**Task directions:**
Copy exactly, and only, the lines below from the first through the one containing "Chart.register(...registerables);", both included; pictures are omitted.

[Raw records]
━━━━

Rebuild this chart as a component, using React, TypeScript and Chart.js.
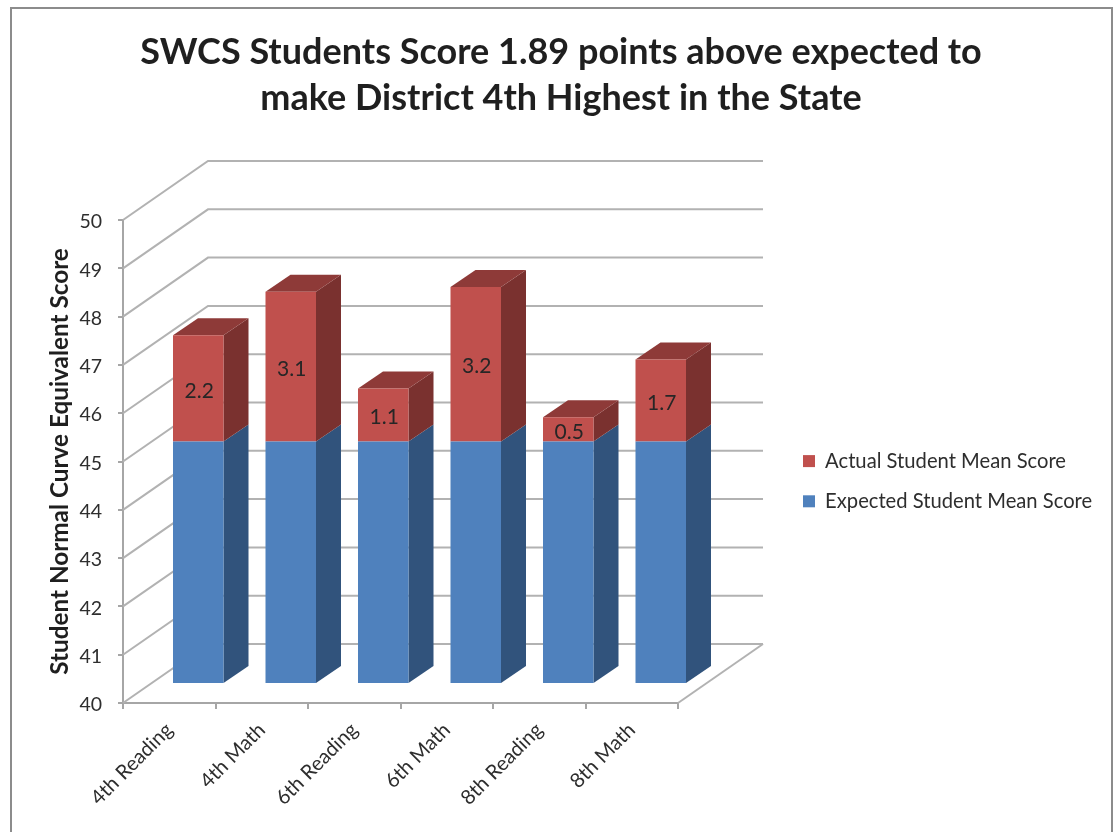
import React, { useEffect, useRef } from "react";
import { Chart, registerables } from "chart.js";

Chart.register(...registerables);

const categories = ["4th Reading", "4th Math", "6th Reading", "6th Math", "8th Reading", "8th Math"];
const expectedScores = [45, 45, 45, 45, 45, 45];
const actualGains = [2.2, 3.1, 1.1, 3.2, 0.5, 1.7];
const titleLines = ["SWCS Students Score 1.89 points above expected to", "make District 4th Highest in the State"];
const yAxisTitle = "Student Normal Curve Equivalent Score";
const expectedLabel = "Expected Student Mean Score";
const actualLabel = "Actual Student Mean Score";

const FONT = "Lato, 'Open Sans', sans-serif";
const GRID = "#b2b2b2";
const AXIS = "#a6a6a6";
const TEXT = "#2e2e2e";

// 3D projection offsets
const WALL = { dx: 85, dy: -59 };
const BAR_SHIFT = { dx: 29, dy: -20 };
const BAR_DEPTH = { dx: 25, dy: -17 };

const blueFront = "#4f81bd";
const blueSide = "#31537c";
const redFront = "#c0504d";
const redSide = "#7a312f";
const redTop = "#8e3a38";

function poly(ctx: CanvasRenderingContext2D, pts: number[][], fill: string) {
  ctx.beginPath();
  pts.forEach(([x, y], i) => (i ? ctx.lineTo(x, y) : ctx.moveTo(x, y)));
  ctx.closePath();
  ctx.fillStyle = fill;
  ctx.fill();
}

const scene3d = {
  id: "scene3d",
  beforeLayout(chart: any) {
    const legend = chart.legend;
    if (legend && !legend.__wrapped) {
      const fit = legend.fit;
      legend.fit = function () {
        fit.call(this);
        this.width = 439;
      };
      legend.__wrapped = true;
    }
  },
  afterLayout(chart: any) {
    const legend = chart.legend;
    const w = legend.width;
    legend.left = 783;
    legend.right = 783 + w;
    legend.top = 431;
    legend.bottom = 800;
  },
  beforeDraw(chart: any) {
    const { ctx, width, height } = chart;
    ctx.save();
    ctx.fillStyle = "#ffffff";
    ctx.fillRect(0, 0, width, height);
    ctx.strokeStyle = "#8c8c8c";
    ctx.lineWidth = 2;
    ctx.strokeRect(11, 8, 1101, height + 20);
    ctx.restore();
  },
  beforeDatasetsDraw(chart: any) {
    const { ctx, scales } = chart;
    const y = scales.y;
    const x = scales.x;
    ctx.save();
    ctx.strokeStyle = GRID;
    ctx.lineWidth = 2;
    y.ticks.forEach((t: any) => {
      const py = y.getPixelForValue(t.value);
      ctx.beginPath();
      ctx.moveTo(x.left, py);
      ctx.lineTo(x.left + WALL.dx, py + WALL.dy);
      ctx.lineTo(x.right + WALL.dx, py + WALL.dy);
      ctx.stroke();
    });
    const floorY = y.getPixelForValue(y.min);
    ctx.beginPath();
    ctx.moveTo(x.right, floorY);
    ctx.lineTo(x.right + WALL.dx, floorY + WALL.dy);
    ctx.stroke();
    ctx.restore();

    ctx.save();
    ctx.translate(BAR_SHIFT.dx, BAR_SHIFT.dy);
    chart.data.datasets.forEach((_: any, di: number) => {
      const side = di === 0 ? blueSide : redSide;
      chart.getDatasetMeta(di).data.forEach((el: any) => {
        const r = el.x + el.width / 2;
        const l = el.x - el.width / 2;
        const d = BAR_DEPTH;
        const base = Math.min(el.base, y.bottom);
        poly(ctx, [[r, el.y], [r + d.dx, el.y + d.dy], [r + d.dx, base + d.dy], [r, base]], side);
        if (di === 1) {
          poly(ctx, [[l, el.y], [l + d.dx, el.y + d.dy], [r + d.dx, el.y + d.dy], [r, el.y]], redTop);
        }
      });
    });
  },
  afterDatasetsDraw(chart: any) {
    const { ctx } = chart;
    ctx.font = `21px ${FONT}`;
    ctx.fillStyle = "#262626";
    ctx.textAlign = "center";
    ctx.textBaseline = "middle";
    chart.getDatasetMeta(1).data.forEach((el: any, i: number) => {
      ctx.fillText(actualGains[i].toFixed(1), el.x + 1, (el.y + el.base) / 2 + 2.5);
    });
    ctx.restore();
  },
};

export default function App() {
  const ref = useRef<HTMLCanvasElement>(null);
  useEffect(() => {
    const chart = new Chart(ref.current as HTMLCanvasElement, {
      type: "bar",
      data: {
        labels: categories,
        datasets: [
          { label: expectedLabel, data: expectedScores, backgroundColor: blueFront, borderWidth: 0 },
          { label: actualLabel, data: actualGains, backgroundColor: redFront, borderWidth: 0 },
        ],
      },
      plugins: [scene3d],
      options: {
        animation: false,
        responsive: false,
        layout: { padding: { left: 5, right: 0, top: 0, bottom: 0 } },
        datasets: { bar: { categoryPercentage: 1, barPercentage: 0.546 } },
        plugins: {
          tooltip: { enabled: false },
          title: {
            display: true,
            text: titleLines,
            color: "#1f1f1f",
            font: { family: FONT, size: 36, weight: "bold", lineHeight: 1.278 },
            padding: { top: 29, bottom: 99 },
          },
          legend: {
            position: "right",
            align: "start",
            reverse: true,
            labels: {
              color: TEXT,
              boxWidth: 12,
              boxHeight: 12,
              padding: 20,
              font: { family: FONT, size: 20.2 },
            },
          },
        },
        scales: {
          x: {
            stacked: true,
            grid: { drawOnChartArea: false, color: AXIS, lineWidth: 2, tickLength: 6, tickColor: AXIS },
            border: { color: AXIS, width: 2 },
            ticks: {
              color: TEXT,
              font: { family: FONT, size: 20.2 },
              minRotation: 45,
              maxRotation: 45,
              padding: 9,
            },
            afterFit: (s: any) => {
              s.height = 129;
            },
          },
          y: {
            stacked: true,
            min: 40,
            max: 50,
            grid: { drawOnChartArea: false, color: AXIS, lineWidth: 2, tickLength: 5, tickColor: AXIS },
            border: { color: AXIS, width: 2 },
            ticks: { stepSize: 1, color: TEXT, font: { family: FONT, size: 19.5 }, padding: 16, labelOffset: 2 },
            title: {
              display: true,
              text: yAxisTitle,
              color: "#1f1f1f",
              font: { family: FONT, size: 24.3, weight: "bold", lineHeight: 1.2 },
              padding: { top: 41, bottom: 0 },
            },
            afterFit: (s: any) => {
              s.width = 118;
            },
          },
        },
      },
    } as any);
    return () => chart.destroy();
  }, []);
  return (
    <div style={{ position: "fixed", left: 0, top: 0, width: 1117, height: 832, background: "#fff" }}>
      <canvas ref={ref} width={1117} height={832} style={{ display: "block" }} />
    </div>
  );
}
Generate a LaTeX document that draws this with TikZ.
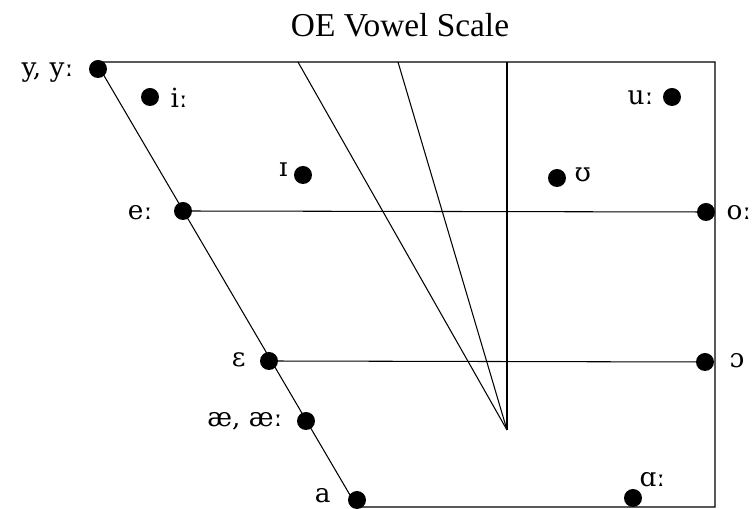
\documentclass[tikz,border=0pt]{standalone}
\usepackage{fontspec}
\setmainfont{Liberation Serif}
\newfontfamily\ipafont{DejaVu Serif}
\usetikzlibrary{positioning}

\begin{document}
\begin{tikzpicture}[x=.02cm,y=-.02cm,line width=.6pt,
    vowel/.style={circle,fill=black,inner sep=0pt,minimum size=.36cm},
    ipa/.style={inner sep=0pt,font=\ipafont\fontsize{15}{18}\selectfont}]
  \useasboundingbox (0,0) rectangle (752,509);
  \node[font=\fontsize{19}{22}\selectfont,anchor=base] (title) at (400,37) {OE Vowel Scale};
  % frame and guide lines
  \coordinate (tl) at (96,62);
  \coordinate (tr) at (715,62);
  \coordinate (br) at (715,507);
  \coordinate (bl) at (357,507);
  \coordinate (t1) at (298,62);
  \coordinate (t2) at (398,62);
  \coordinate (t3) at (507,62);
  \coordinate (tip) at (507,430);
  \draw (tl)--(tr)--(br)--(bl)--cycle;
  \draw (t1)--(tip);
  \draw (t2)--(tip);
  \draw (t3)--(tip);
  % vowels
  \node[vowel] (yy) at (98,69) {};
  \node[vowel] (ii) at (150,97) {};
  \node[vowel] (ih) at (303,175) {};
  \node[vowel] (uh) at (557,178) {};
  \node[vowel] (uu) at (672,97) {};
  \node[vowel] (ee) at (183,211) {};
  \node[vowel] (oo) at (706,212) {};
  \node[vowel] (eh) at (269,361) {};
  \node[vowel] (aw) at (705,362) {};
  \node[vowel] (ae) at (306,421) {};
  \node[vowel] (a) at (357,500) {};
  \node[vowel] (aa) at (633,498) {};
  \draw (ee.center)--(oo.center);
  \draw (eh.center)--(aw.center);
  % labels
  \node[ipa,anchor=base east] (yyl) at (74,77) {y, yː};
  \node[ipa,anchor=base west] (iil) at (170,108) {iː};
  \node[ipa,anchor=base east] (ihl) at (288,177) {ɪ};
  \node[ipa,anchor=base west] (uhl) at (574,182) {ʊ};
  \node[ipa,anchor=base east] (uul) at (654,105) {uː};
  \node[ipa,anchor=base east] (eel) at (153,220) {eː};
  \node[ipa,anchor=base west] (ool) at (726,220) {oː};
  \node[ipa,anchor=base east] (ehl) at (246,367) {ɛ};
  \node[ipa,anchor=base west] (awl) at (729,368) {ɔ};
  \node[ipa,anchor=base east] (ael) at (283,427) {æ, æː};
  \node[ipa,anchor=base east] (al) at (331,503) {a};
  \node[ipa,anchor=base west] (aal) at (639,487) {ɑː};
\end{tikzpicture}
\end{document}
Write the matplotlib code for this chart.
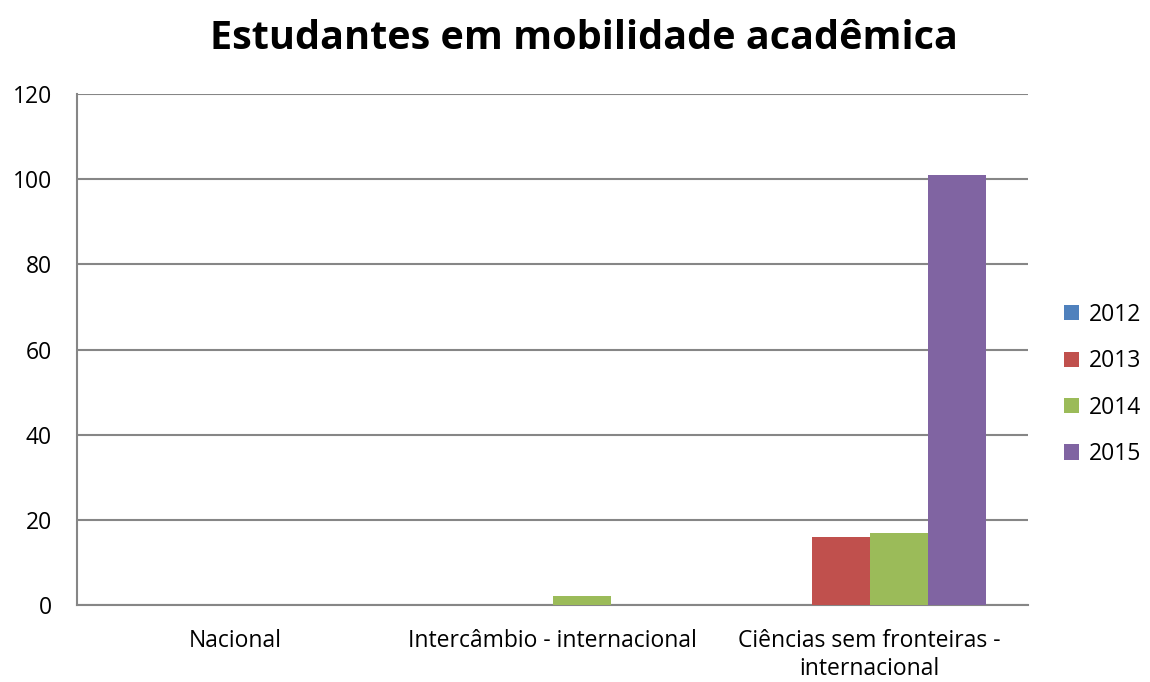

━━━━

**Answer to this task:**
Rebuild this chart as a component, using React, TypeScript and Chart.js.
import React, { useEffect, useRef } from "react";
import { Chart, registerables } from "chart.js";

Chart.register(...registerables);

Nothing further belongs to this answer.